Over the course of 5 days, I attended a total of 18 TCM sponsored events or movie showings. When you stop to consider that on the first day, the only event I attended was the opening press conference, that makes the final 4 days that much busier with 17 events sandwiched in.
“Members of the press you may enter.”
I’ve seen countless movies where that phrase has been used but never once did I think there would come a day when it applied to me.
Some of the topics covered by the panel that consisted of TCM members Jennifer Dorian, Charles Tabesh, Genevieve McGillicuddy and TCM host Ben Mankiewicz ranged from just who to bring in as celebrity guests to digital vs. actual film being run through the projectors. Struggling to secure prints of rare films for theatrical showings like this years One Potato, Two Potato or bringing back smell-o-vision for the first time since 1960.

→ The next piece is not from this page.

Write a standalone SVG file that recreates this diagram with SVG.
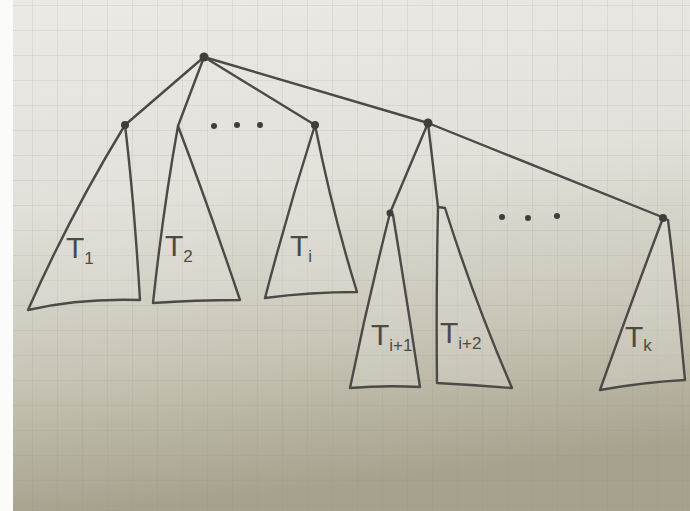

For celebrity appearances there was discussions on iconic stars like Sidney Poitier and Barbra Streisand hopefully making an appearance in the coming years. This year the festival saw the likes of Elliott Gould, Gina Lollobrigida, Talia Shire, James Cromwell and Faye Dunaway appear among many others.
The theme of this years festival was moving pictures and that meant plenty of tears at times mixed with smiles and the uplifting story of characters like George Bailey and Rocky Balboa. I had more then my fair share of goose bumps at the various viewings I took in. That isn’t to say there weren’t other emotional rides of terror either. Look no further then a rare gem titled Personal Property from 1960. A film that deserves a write up of it’s own in the near future.
Film restoration and the preserving of so many titles of the past is of utmost importance which leads to the sometimes heated debate over the digital process vs. 35mm presentations. This is not necessarily up to TCM. If a studio has spent money on restoring a classic from the past then they’ll want to ensure it is that copy being presented to show off the new look of an old title. I for one was knocked over at seeing the crystal clear copy of Marlene Dietrich’s The Shanghai Express on the big screen.
The launching of TCM Backlot : The Ultimate Fan Club was announced this year that I would urge people to look into. Click the link to see what is involved and the user privileges included. Perhaps you’ll find yourself sitting down with Robert Osborne as a guest programmer. (That one’s still on my bucket list) It is hoped that a club such as this might broaden the overall fan base.
Striving for diversity is a constant thought process when picking and choosing films for each year’s festival. Films like Ida Lupino’s 1949 directorial effort Never Fear or an Argentine Noir from 1956 titled Los Tallos Amargos fit the bill. Then there is the range of decades being represented. Silent efforts of the twenties, the enormously popular pre-codes right up to more modern fair like Dead Men Don’t Wear Plaid from 1982.
The number 26000 was tossed out as a number of attendees. It’s no wonder that TCM host Ben Mankiewicz feels a certain amount of pressure to deliver the goods for the people who have journeyed from all parts of the world to participate in the festival where I quickly learned anyone standing beside you in the many lines out front of theaters are more than willing to share there favorites and suggestions of what my be worth seeing in the days ahead.Think about it, no matter who you are standing next to at any venue is certain to have at least one thing in common with you ……… movies!